AVAILABLE RECORDS:

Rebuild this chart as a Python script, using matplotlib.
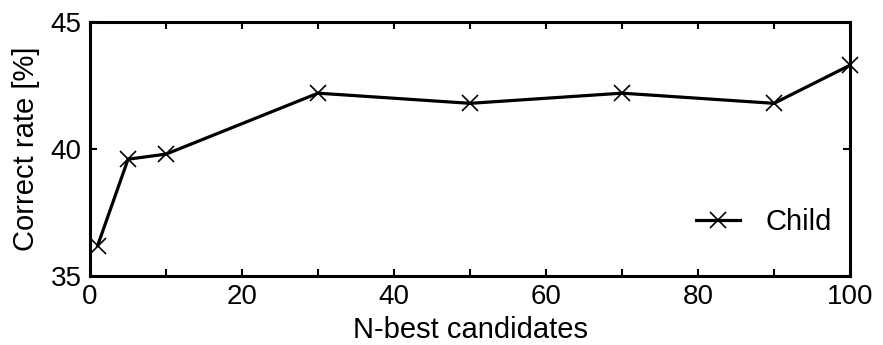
import numpy as np
import matplotlib.pyplot as plt
from matplotlib.ticker import MultipleLocator

plt.rcParams['font.family'] = ['Liberation Sans', 'DejaVu Sans']

n_best = [1, 5, 10, 30, 50, 70, 90, 100]
child = [36.2, 39.6, 39.8, 42.2, 41.8, 42.2, 41.8, 43.3]

fig = plt.figure(figsize=(8.83, 3.45), dpi=100)
ax = fig.add_axes([0.102, 0.2, 0.8606, 0.736])

ax.plot(n_best, child, 'k-', lw=2.3, marker='x', ms=11, mew=1.2, label='Child', clip_on=False)

ax.set_xlim(0, 100)
ax.set_ylim(35, 45)
ax.xaxis.set_major_locator(MultipleLocator(20))
ax.xaxis.set_minor_locator(MultipleLocator(10))
ax.yaxis.set_major_locator(MultipleLocator(5))
ax.tick_params(which='both', direction='in', top=True, right=True, length=5, width=1.5, labelsize=20)
ax.tick_params(axis='x', pad=6)
ax.tick_params(axis='y', pad=6)

ax.set_xlabel('N-best candidates', fontsize=21, labelpad=4)
ax.set_ylabel('Correct rate [%]', fontsize=21, labelpad=8)

for s in ax.spines.values():
    s.set_linewidth(2.2)

ax.legend(loc='center right', frameon=False, fontsize=21, handlelength=1.5, handletextpad=0.9,
          borderaxespad=0, bbox_to_anchor=(0.992, 0.213))

fig.savefig('out.png', dpi=100)
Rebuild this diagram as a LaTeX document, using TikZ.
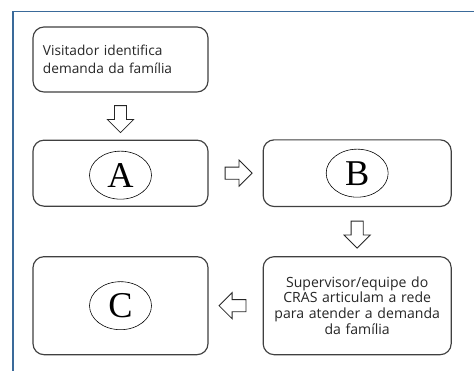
\documentclass[tikz,border=0pt]{standalone}
\usepackage{fontspec}
\usepackage{tikz}
\usetikzlibrary{shapes.geometric, shapes.arrows, positioning, calc}
\newfontfamily\boxfont{Open Sans}
\newfontfamily\letterfont{Liberation Serif}
\definecolor{frameBlue}{HTML}{3A6A9A}
\definecolor{boxGray}{HTML}{404040}
\definecolor{textGray}{HTML}{262626}
\tikzset{
    flowbox/.style={draw=boxGray, line width=1pt, rounded corners=0.33cm, fill=white},
    boxtext/.style={font=\boxfont\fontsize{12}{13.6}\selectfont, text=textGray},
    letterbox/.style={ellipse, draw=black, line width=0.5pt, inner sep=0pt,
        minimum width=1.86cm, minimum height=1.44cm, font=\letterfont\fontsize{31}{31}\selectfont},
    hollowarrow/.style={single arrow, draw=black!85, line width=0.7pt, fill=white,
        inner sep=0.17cm, single arrow head extend=0.21cm, minimum height=0.81cm}
}
\begin{document}
\begin{tikzpicture}[x=0.03cm, y=-0.03cm]
        \useasboundingbox (0,0) rectangle (474,371);
        % Frame
        \draw[frameBlue, line width=1.6pt] (474,11.5) -| (13,371);

        % Boxes
        \node[flowbox, boxtext, minimum width=5.25cm, minimum height=1.95cm,
              text width=4.65cm, align=left, font=\boxfont\fontsize{11.7}{15.6}\selectfont]
              (visit) at (120.5,59.5) {Visitador identifica\\demanda da família};
        \node[flowbox, minimum width=5.25cm, minimum height=1.98cm, below=1.41cm of visit] (boxA) {};
        \node[flowbox, minimum width=5.64cm, minimum height=2.0cm, right=1.62cm of boxA] (boxB) {};
        \node[flowbox, boxtext, minimum width=5.64cm, minimum height=2.94cm,
              text width=5.4cm, align=center, below=1.47cm of boxB]
              (super) {Supervisor/equipe do\\CRAS articulam a rede\\para atender a demanda\\da família};
        \node[flowbox, minimum width=5.25cm, minimum height=2.94cm, left=1.62cm of super] (boxC) {};

        % Letters
        \node[letterbox] (letA) at ([yshift=-0.06cm]boxA.center) {A};
        \node[letterbox] (letB) at (boxB.center) {B};
        \node[letterbox] (letC) at (boxC.center) {C};

        % Arrows
        \node[hollowarrow, shape border rotate=270] (arr1) at ($(visit.south)!0.5!(boxA.north)$) {};
        \node[hollowarrow] (arr2) at ($(boxA.east)!0.5!(boxB.west)$) {};
        \node[hollowarrow, shape border rotate=270] (arr3) at ($(boxB.south)!0.5!(super.north)$) {};
        \node[hollowarrow, shape border rotate=180] (arr4) at ($(super.west)!0.5!(boxC.east)$) {};
    \end{tikzpicture}
\end{document}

WHAT IS ASKED: Copy the records above from the first line through the line containing "plt.rcParams['font.family'] = ['Liberation", both included, and leave out any pictures.

OUTPUT OF THE EXERCISE:
Rebuild this chart as a Python script, using matplotlib.
import numpy as np
import matplotlib.pyplot as plt
from matplotlib.ticker import MultipleLocator

plt.rcParams['font.family'] = ['Liberation Sans', 'DejaVu Sans']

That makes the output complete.